I've recently read about Dimension Jumping, or Quantum Jumping. People claim to be able to transfer to another parallel universe, one where they are able to achieve their dreams.  The stories they tell are fascinating, although I'm not really convinced by any of them. They have, however, given me ideas for my writing.

In this world we can simply do our best, taking time to make choices that are for our own good and for the good of those around us. Realising our actions can impact on others, and deciding not to harm them. Thinking before we make major choices that could ripple through time and affect our own future.

Life is a choose your own adventure book. I think I'm currently on page 74.

Tuesday, August 6, 2019

What Kind of Fan?

No doubt there are degrees of fans.

I consider myself a pretty big Beatles fan. I collect Beatles stuff, and can instantly tell you the difference between different mixes of their music. I know how many takes of I Saw Her Standing There were recorded, which ones were complete and how the released version was constructed.

I also love Essendon, my football club. I watch almost every game live - even if it means getting up at 4.30 am. If they play on a Thursday or Friday evening, that's a touch more difficult as it's usually daytime here in the UK and I'm at work. I don't think my managers would be too please if I had the game running on my PC in the office. Those games, I catch up in the evening. And I'll stick by them through good and bad.

But recently, in several online forums and groups to which I belong, I've seen fans putting down others because they aren't as fanatical. They don't go to as many matches, they don't have as much vinyl, or they don't know the names of every song McCartney ever recorded.

Lincoln City Football Club, my local team, has recently risen from years in a slump.
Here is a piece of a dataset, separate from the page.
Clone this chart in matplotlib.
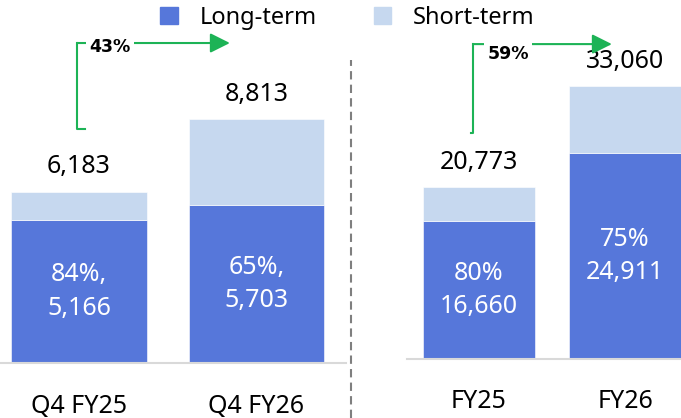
import matplotlib
matplotlib.use("Agg")
import matplotlib.pyplot as plt
from matplotlib.lines import Line2D
from matplotlib.patches import Patch

plt.rcParams["font.family"] = ["Noto Sans", "DejaVu Sans"]

# data
quarter_labels = ["Q4 FY25", "Q4 FY26"]
quarter_total = [6183, 8813]
quarter_long = [5166, 5703]

year_labels = ["FY25", "FY26"]
year_total = [20773, 33060]
year_long = [16660, 24911]

LONG_COLOR = "#5677DA"
SHORT_COLOR = "#C6D8EF"
GREEN = "#1DB356"
W, H = 681, 418


def draw_panel(ax, labels, total, long_term, sep):
    x = range(len(labels))
    short = [t - l for t, l in zip(total, long_term)]
    ax.bar(x, long_term, width=0.766, color=LONG_COLOR, edgecolor="white", linewidth=0.4)
    ax.bar(x, short, bottom=long_term, width=0.766, color=SHORT_COLOR,
           edgecolor="white", linewidth=0.4)
    for i, (t, l) in enumerate(zip(total, long_term)):
        ax.annotate(f"{t:,}", (i, t), xytext=(0, 9), textcoords="offset points",
                    ha="center", va="bottom", fontsize=18)
        ax.text(i, l / 2, f"{round(100 * l / t)}%{sep}\n{l:,}", ha="center",
                va="center", color="white", fontsize=18, linespacing=1.45)
    ax.axhline(0, color="#D9D9D9", lw=1.5, clip_on=False)
    ax.set_xticks(list(x), labels, fontsize=18)
    ax.tick_params(axis="x", length=0, pad=22)
    ax.set_yticks([])
    for s in ax.spines.values():
        s.set_visible(False)


def draw_growth(ax, total, x_vert, x_tip, y_low, y_top, tick, label_x, label_y):
    tr = ax.get_xaxis_transform()
    ax.plot([x_vert + tick, x_vert, x_vert], [y_low, y_low, y_top], color=GREEN,
            lw=1.5, transform=tr, clip_on=False)
    ax.annotate("", xy=(x_tip, y_top), xytext=(x_vert, y_top), xycoords=tr,
                textcoords=tr,
                arrowprops=dict(arrowstyle="-|>,head_length=0.6,head_width=0.3",
                                mutation_scale=20, color=GREEN, lw=1.5,
                                shrinkA=0, shrinkB=0))
    growth = round(100 * (total[1] / total[0] - 1))
    ax.text(label_x, label_y, f"{growth}%", transform=tr, ha="center", va="center",
            fontsize=12.5, fontweight="bold", family=["DejaVu Sans"],
            bbox=dict(facecolor="white", edgecolor="none", pad=2.5))


fig = plt.figure(figsize=(W / 100, H / 100), dpi=100)

ax1 = fig.add_axes([0, (H - 363) / H, 346 / W, 363 / H])
ax1.set_xlim(-79 / 177.5, (346 - 79) / 177.5)
ax1.set_ylim(0, 363 / 0.02766)
draw_panel(ax1, quarter_labels, quarter_total, quarter_long, ",")
draw_growth(ax1, quarter_total, -0.011, 0.85, 0.645, 0.8815, 0.045, 0.175, 0.870)

ax2 = fig.add_axes([407 / W, (H - 358.5) / H, 274 / W, 358.5 / H])
ax2.set_xlim((407 - 479) / 146, (681 - 479) / 146)
ax2.set_ylim(0, 358.5 / 0.008232)
draw_panel(ax2, year_labels, year_total, year_long, "")
draw_growth(ax2, year_total, -0.04, 0.91, 0.63, 0.877, -0.015, 0.2, 0.85)

fig.add_artist(Line2D([351 / W, 351 / W], [0, 1 - 60 / H], transform=fig.transFigure,
                      color="#7F7F7F", lw=1.5, ls=(0, (4, 2.5))))

handles = [Patch(color=LONG_COLOR, label="Long-term"),
           Patch(color=SHORT_COLOR, label="Short-term")]
fig.legend(handles=handles, loc="center", bbox_to_anchor=(347.5 / W, 1 - 18 / H),
           ncol=2, frameon=False, fontsize=17, handlelength=0.75, handleheight=0.75,
           handletextpad=0.93, columnspacing=2.4, borderpad=0)

fig.savefig("out.png", dpi=100)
Some fans in one Facebook group seem to yearn for the days when attendance at games was a fraction of what it is now, and rather than celebrate regular victories, sell-out games and more people in town wearing Lincoln shirts, they disparage those who are new supporters as being "Plastic Fans".

And the snobbery.

One Bob Dylan forum to which I belong, recently had a post stating that "When I put a post on here I forget it will probably be read by non-musicians."
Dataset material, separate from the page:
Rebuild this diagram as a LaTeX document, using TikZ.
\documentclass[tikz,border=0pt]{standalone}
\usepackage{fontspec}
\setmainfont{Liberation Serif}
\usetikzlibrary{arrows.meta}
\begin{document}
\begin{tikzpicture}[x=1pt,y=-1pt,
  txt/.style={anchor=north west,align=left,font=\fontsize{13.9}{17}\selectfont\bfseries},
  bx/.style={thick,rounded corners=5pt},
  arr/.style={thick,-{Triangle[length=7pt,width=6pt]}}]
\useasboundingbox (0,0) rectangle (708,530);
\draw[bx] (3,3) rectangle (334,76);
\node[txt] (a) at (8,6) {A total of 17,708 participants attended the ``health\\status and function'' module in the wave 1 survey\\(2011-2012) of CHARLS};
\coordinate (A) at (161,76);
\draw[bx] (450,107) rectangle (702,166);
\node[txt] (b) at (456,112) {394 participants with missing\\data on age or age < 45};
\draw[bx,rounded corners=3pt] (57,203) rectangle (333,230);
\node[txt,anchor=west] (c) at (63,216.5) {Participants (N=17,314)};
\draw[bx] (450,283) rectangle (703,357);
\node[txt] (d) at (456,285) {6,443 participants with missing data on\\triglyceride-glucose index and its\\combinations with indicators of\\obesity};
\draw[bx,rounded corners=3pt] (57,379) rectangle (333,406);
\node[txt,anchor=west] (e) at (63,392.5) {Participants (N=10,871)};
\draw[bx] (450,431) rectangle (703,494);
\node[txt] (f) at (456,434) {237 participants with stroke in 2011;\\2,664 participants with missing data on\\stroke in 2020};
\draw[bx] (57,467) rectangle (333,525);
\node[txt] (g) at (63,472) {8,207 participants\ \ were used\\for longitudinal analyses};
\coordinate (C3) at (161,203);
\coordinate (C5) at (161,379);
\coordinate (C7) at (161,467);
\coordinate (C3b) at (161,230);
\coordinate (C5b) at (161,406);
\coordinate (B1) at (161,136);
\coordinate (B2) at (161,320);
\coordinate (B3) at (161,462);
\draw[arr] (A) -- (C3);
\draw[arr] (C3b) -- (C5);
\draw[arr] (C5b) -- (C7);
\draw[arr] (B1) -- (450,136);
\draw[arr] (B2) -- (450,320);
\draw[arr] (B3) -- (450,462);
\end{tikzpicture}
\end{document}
What?  You mean your posts are so incredibly meaningful that those who don't play an instrument will never understand them?
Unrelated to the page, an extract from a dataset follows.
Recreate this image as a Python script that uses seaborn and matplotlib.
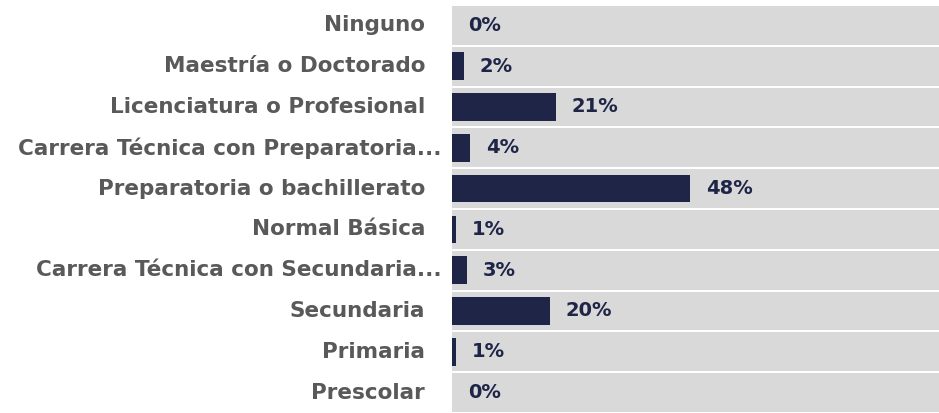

I also saw one proclaiming that we all agree Dylan is the greatest musician otherwise you we wouldn't be in this group.  Umm, I belong to several music groups, not just Dylan's.

Another post declared those who don't "get" Dylan are obviously less intelligent than those who do. No, it wasn't meant to be funny, it wasn't a troll. Possibly the funniest part of it was that it was misspelled.

Guess what? We're allowed to like different things to different degrees. We're also not allowed to like other things. And not everything speaks to everyone in the same way. 

I'm proud of my Beatles knowledge, but I'll happily discuss them with people who know far more than I do, and those who just like some of their songs.

And, for the record, not everything they recorded was a masterpiece. You have no idea how little I listen to What's The New Mary Jane?

Friday, July 19, 2019

Excuses, Excuses.

I had all good and honourable intentions of getting some writing over the summer. Unfortunately, for a number of reasons, that has yet to occur.

I've been busy. Work and life got in the way. I'm going abroad on holidays soon. I must catch up on Battlestar Galactica (yeah, I'm more than a few years behind). I got distracted by Facebook/Wikipedia/reading articles.

I probably could have made some time if I wanted to.

I sometimes wonder whether I can be bothered writing again. Truth is I enjoy writing and being published but I'm never really sure who is reading my published work.

Someone obviously does. Publishers pay to print my words. I see reviews in Goodreads, Amazon and the occasional blog, but they almost seem removed, remote. There's little sense of immediate feedback.

It all comes down to priorities.

I have ideas still. I write them in my notebooks. And when I have the urge, I'm sure I'll start writing again.